A tous ces jeunes adultes désespérés, nous offrons, en attendant des jours meilleurs, le M.I.T. (Marist Institute for Training). Avec les conférences que nous organisons (« la peinture au fil du temps », « l’orientation psychologique : du moi à la découverte de soi »etc.), ils ont un espace de réflexion et d’enrichissement culturel. Les Workshops de 3 jours leur donnent la possibilité d’acquérir des connaissances et des habilités pouvant leur servir plus tard (étude de la rentabilité d’un projet, comment écrire un CV et se préparer à un entretien d’embauche, l’art de diriger une équipe etc.).
Aux bébés, nous offrons des couches et du lait (nous sommes la seule association qui distribue du lait).
Aux familles déplacées ou sans ressources, nos différents projets : « Le panier de la Montagne », « le panier de l’Oreille de Dieu », « le panier des Maristes Bleus », leur offrent des paniers alimentaires mensuels ou hebdomadaires, des matelas, des couvertures, des bidons d’eau, des ustensiles de cuisine, des vêtements…
De plus, une centaine de familles viennent chez nous chaque midi chercher un repas chaud.
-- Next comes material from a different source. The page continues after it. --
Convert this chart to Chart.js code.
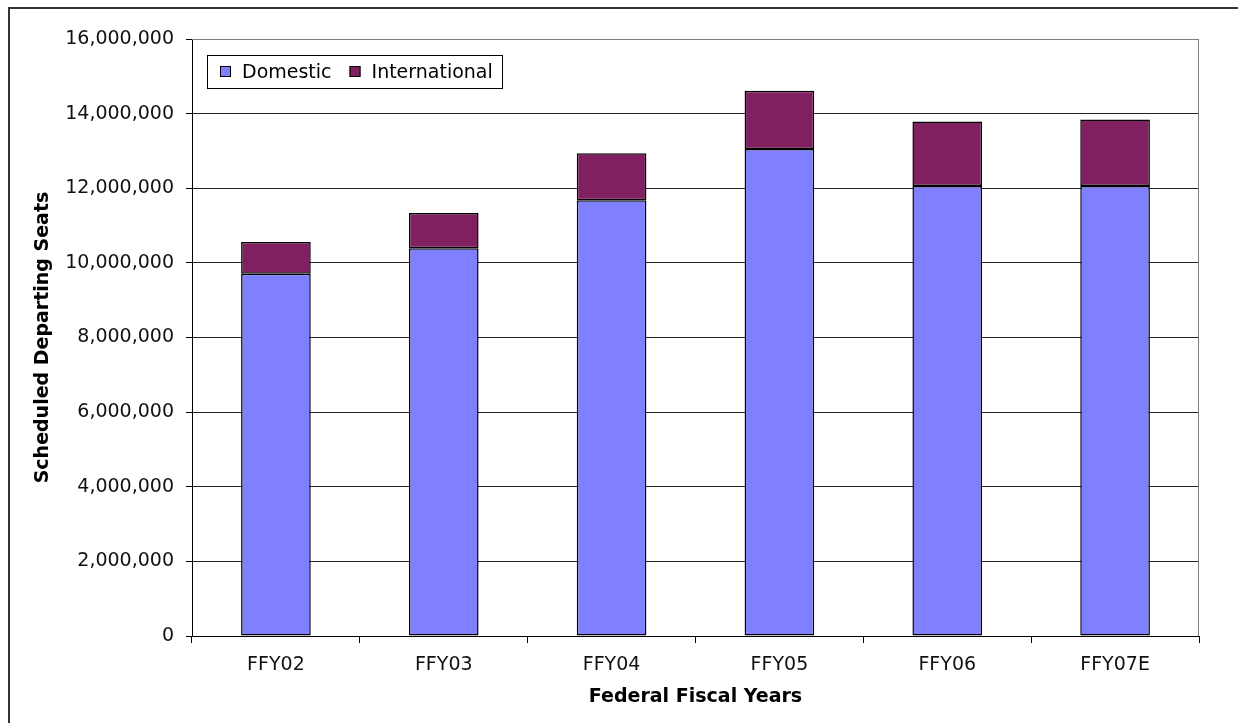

Aux enfants (de familles déplacées ou démunies) en âge préscolaire ou scolaire mais qui ne vont pas à l’école, nous offrons un havre de paix où éducation, instruction et hygiène leur sont données par nos bénévoles de « Apprendre à Grandir » et de « Je veux Apprendre ».
Aux grands adolescents, « Skill School » offre la possibilité de rencontre entre jeunes et de réaliser des projets communs.
Aux jeunes Mamans, « Tawassol » offre un apprentissage à l’anglais, à l’informatique et aux travaux manuels. Pour Pâques, elles ont exposé et vendu leur production.
Nous, les Maristes bleus, essayons de répondre à ces défis de notre mieux mais nos besoins sont immenses. Nous avons d’autres projets en tête comme celui de pouvoir loger les plus démunis des déplacés mais pour cela, il faut beaucoup d’argent que nous n’avons pas. Si nous arrivons à faire face matériellement et financièrement, c’est grâce à vous tous, nos amis, qui nous soutiennent de par le monde. Merci.